**OBJECTIVE**
Look through the material and copy each line holding "this".
## Begin
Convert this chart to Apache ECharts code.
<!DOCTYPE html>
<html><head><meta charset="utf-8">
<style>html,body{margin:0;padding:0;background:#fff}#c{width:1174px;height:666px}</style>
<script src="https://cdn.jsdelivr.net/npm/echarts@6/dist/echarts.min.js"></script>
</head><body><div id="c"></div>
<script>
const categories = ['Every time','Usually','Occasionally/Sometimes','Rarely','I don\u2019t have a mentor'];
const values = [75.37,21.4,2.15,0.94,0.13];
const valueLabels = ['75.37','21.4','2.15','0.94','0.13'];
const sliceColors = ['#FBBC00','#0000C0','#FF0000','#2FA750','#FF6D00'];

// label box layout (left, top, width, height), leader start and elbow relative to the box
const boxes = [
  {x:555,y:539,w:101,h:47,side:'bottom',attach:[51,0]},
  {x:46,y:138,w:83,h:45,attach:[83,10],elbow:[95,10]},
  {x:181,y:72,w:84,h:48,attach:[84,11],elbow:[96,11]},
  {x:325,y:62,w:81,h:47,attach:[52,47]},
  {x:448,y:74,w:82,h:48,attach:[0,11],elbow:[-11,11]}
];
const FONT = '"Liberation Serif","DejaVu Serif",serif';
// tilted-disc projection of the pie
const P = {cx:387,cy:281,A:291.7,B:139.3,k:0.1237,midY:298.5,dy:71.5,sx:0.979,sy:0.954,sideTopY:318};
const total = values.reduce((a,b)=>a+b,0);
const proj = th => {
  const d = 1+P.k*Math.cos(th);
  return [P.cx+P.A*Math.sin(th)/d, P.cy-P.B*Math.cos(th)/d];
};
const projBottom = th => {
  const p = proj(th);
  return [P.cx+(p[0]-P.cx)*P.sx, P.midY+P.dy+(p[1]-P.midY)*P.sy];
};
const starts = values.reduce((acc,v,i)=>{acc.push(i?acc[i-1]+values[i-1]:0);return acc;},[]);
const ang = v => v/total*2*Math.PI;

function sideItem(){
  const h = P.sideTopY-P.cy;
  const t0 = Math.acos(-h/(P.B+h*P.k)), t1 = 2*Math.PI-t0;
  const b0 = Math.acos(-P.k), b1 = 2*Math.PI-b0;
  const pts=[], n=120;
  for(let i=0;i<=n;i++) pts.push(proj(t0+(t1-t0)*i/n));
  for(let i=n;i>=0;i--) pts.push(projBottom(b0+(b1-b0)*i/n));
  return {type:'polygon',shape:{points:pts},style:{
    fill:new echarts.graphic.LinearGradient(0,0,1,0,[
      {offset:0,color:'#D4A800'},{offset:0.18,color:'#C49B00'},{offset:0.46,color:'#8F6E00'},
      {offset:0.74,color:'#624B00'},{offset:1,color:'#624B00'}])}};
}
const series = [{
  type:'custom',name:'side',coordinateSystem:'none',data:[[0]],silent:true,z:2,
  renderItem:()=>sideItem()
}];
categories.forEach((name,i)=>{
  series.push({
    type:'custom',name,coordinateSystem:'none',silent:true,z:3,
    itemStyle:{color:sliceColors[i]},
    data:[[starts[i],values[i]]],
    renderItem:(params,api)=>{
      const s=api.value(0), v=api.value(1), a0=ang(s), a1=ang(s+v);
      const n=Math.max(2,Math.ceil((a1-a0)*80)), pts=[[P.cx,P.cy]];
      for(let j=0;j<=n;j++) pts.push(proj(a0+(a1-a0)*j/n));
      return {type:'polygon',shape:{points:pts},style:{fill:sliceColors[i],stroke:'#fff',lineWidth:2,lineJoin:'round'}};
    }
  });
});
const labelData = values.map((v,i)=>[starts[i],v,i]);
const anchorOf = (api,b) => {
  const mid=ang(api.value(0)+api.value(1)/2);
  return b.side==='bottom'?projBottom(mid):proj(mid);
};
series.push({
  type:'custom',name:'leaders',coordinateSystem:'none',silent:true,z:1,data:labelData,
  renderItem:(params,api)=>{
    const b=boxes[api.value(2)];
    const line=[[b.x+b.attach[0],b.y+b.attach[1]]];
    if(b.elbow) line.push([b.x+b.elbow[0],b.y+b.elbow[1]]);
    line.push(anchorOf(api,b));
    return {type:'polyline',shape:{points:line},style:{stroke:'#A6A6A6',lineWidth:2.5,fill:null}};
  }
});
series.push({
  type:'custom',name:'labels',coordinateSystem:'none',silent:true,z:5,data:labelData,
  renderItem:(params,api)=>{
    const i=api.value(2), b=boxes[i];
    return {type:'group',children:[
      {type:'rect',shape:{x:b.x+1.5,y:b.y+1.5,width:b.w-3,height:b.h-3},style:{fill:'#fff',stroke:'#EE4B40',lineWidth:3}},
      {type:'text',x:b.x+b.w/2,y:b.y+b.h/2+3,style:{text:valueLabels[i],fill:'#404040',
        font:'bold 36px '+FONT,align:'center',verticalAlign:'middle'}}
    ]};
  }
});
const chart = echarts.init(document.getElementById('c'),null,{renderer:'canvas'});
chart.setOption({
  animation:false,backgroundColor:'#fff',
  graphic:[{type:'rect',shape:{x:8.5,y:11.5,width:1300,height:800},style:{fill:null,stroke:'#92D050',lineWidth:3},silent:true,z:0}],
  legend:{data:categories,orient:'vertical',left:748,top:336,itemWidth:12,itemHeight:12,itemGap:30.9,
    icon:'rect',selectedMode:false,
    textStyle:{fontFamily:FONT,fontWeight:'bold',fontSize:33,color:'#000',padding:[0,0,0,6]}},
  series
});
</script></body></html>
## End
## Begin
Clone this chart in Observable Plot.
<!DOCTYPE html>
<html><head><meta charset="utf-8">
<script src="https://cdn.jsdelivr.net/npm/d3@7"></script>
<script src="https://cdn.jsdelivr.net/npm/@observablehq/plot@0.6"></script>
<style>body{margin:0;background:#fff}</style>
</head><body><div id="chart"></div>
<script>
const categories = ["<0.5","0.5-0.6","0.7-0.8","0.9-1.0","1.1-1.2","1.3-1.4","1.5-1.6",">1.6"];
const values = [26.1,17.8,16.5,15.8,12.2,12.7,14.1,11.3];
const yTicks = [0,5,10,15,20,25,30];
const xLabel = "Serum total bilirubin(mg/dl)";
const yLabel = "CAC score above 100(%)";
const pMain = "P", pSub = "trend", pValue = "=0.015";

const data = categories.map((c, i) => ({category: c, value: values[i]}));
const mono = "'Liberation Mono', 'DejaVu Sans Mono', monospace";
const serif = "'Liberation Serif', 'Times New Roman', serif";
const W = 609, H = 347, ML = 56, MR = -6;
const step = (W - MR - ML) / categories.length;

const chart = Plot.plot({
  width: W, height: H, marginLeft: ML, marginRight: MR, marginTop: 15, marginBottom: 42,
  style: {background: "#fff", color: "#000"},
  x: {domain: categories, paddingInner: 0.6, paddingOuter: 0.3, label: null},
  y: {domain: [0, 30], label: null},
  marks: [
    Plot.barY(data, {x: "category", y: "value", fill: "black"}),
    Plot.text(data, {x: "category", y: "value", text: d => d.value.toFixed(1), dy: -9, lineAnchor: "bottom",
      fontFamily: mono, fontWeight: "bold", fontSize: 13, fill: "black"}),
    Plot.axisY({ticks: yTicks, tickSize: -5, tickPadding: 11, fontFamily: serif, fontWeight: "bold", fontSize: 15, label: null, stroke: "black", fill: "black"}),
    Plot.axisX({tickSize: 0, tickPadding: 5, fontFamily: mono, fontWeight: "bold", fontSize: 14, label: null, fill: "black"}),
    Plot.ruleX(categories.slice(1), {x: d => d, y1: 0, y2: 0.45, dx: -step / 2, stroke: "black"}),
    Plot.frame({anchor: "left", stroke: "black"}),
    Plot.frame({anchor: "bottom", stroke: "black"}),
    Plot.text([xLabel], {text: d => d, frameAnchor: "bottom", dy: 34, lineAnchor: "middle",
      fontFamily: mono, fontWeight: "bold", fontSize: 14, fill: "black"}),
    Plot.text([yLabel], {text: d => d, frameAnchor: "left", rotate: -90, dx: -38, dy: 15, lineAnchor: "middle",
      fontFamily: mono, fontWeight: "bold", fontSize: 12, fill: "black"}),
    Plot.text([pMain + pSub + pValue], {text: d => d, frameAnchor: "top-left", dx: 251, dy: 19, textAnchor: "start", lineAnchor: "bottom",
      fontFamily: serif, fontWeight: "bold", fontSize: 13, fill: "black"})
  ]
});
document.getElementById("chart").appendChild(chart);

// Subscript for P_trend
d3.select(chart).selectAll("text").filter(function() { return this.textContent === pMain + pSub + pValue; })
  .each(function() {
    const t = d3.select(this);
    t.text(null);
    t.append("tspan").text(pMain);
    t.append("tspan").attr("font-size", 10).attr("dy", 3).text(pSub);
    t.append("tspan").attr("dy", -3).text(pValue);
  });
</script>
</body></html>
## End
## Begin
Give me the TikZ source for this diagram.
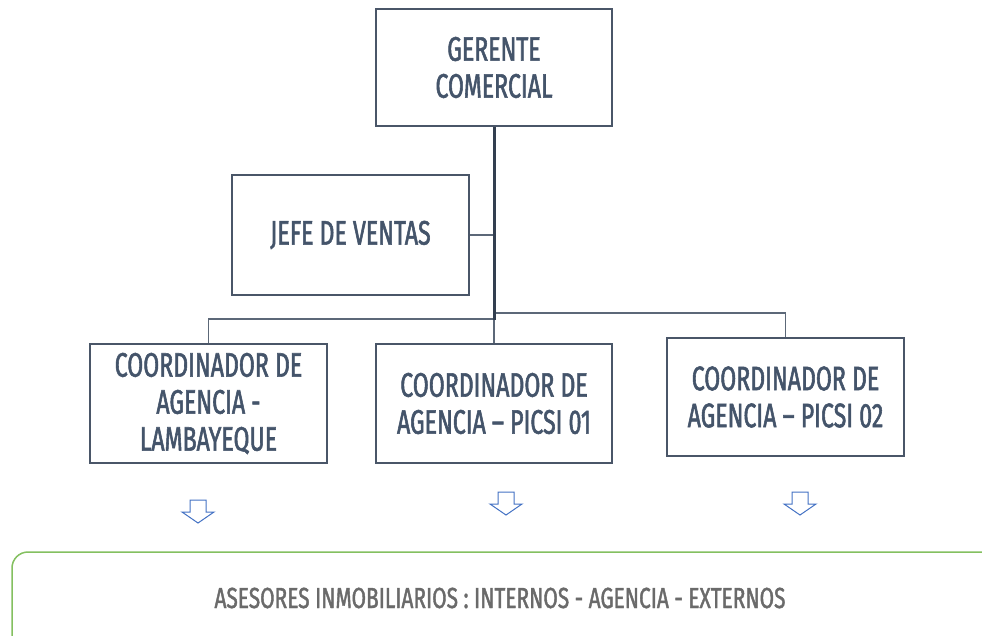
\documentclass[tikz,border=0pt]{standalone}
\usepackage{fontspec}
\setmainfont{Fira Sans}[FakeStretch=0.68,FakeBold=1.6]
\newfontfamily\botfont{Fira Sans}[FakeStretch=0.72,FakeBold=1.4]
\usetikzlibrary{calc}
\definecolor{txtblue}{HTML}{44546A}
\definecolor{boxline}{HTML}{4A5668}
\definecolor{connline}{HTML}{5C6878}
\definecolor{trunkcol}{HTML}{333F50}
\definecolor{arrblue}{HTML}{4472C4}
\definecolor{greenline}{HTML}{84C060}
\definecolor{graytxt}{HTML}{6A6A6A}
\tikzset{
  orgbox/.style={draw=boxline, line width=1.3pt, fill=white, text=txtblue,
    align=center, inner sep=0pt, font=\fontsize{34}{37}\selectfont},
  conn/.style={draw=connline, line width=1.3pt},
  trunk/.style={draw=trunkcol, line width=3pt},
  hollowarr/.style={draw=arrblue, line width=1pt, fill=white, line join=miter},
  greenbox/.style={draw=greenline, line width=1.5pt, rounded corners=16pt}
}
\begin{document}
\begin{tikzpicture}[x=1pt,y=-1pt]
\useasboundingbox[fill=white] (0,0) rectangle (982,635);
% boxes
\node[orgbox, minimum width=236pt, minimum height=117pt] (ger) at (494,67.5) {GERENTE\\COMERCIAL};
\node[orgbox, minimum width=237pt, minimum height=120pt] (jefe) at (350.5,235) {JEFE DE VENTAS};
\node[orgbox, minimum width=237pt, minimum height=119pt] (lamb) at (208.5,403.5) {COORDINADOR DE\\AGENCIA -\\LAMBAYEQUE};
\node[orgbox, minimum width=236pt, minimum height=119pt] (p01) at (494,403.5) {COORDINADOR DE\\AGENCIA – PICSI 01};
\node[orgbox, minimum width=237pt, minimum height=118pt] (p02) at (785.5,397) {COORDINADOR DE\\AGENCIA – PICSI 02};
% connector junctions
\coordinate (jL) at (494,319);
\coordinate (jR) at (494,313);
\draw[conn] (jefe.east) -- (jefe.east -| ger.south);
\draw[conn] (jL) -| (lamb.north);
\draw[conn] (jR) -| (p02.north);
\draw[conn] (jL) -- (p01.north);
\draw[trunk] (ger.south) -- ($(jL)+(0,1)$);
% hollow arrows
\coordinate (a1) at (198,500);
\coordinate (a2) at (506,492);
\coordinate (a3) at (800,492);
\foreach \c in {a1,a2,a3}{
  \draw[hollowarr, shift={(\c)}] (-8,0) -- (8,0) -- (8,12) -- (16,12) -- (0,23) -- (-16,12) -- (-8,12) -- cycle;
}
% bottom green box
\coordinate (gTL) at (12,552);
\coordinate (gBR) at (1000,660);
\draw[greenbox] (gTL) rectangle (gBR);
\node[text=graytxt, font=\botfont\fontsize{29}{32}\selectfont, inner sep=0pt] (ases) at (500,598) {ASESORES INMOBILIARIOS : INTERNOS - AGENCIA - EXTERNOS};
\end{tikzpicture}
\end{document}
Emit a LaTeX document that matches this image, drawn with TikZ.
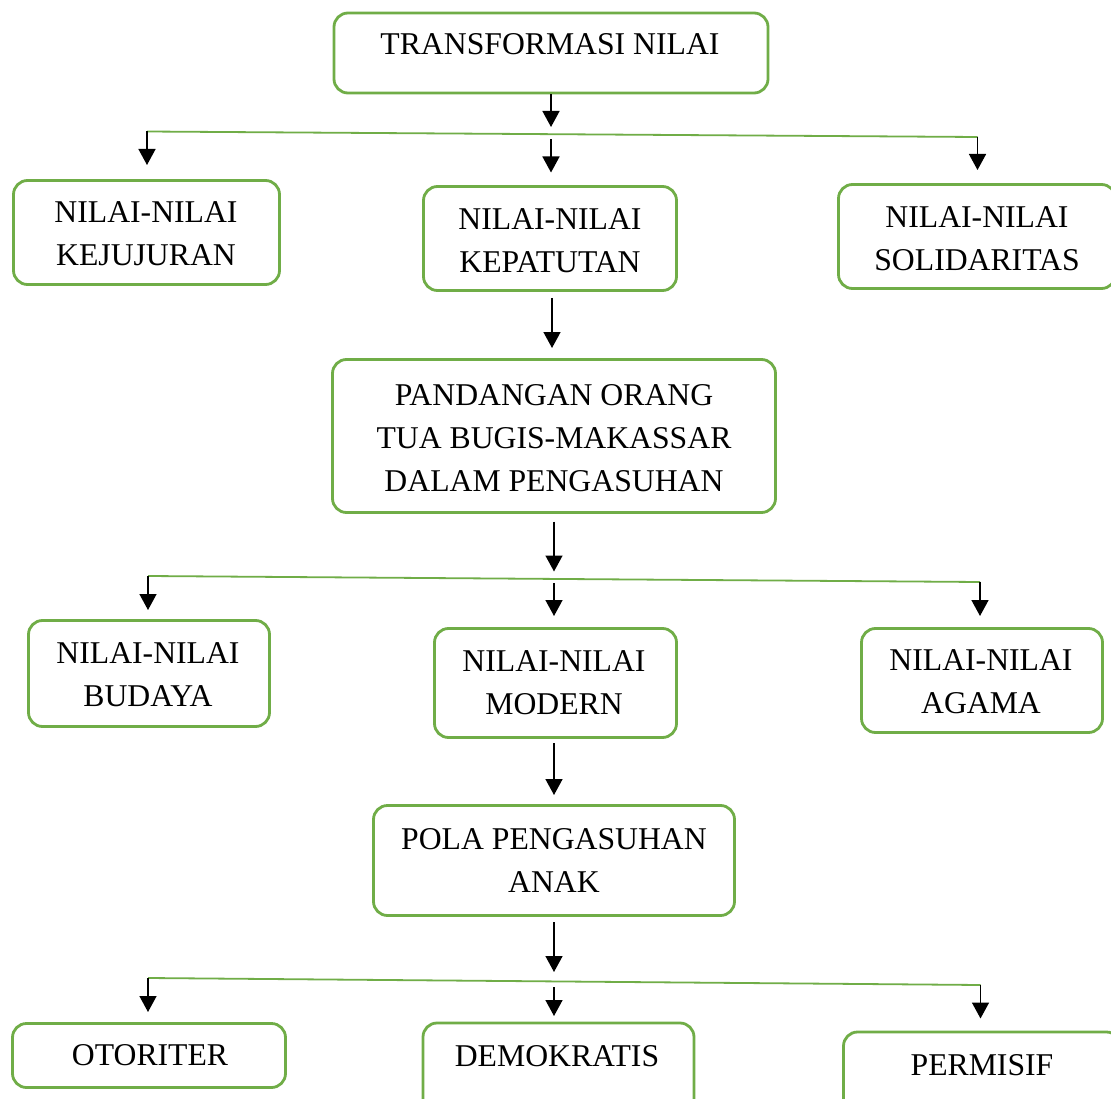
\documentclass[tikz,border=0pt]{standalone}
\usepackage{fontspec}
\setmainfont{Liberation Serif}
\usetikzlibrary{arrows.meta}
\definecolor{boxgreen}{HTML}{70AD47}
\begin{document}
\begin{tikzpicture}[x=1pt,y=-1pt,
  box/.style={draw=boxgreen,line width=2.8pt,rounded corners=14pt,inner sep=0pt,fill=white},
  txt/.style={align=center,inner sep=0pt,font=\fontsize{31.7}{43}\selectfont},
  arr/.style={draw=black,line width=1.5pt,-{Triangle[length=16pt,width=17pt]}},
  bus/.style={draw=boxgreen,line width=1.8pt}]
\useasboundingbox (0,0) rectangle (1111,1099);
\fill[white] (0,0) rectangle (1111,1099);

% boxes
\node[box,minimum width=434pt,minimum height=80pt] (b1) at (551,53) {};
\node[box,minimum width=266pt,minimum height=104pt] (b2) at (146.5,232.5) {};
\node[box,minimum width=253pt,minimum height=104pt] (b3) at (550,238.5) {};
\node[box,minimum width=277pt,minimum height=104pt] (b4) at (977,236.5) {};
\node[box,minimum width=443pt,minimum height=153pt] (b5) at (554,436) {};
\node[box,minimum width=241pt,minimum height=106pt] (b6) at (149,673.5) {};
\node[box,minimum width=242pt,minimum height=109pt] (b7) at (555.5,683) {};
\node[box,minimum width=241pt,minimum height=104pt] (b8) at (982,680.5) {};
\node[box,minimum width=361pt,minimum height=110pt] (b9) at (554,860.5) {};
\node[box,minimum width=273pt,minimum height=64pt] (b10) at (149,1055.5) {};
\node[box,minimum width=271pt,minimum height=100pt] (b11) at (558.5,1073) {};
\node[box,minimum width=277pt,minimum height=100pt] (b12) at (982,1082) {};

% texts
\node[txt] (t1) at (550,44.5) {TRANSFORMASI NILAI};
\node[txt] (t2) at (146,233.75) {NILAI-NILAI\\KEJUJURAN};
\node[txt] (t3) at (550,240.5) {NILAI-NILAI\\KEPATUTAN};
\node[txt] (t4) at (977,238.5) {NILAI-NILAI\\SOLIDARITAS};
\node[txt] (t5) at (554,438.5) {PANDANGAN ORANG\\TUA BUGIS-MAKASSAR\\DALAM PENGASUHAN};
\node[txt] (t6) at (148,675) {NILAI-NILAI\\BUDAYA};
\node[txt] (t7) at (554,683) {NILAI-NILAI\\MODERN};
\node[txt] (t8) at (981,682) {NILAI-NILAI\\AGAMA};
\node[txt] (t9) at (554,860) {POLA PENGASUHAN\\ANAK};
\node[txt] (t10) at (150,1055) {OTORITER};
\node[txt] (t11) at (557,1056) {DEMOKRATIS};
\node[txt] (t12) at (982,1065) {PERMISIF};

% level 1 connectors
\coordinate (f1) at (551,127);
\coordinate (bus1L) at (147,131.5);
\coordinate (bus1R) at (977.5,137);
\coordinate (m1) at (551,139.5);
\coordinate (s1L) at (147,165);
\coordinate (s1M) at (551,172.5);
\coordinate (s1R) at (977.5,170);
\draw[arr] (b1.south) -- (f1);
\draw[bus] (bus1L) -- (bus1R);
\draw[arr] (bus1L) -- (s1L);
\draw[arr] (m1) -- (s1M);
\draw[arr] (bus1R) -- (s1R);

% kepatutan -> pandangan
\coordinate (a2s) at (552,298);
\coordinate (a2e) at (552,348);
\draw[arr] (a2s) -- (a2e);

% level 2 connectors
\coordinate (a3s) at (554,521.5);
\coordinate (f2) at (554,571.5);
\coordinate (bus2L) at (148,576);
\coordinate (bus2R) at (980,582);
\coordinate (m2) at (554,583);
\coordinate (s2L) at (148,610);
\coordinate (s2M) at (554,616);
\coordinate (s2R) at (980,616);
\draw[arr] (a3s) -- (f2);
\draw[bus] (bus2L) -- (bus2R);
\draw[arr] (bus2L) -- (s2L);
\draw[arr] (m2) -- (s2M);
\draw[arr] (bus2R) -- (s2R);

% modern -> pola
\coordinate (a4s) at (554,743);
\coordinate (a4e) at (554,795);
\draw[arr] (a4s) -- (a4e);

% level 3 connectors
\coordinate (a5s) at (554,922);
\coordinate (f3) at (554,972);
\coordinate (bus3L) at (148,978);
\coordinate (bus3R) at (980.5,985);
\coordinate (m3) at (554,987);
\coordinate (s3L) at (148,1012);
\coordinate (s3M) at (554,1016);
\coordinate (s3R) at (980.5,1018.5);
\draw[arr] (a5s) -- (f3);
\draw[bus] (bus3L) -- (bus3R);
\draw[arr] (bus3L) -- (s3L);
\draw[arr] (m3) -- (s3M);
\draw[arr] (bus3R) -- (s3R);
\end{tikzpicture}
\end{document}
## End
**RIGHT ANSWER**
Convert this chart to Apache ECharts code.
Clone this chart in Observable Plot.
d3.select(chart).selectAll("text").filter(function() { return this.textContent === pMain + pSub + pValue; })
    const t = d3.select(this);
Give me the TikZ source for this diagram.
Emit a LaTeX document that matches this image, drawn with TikZ.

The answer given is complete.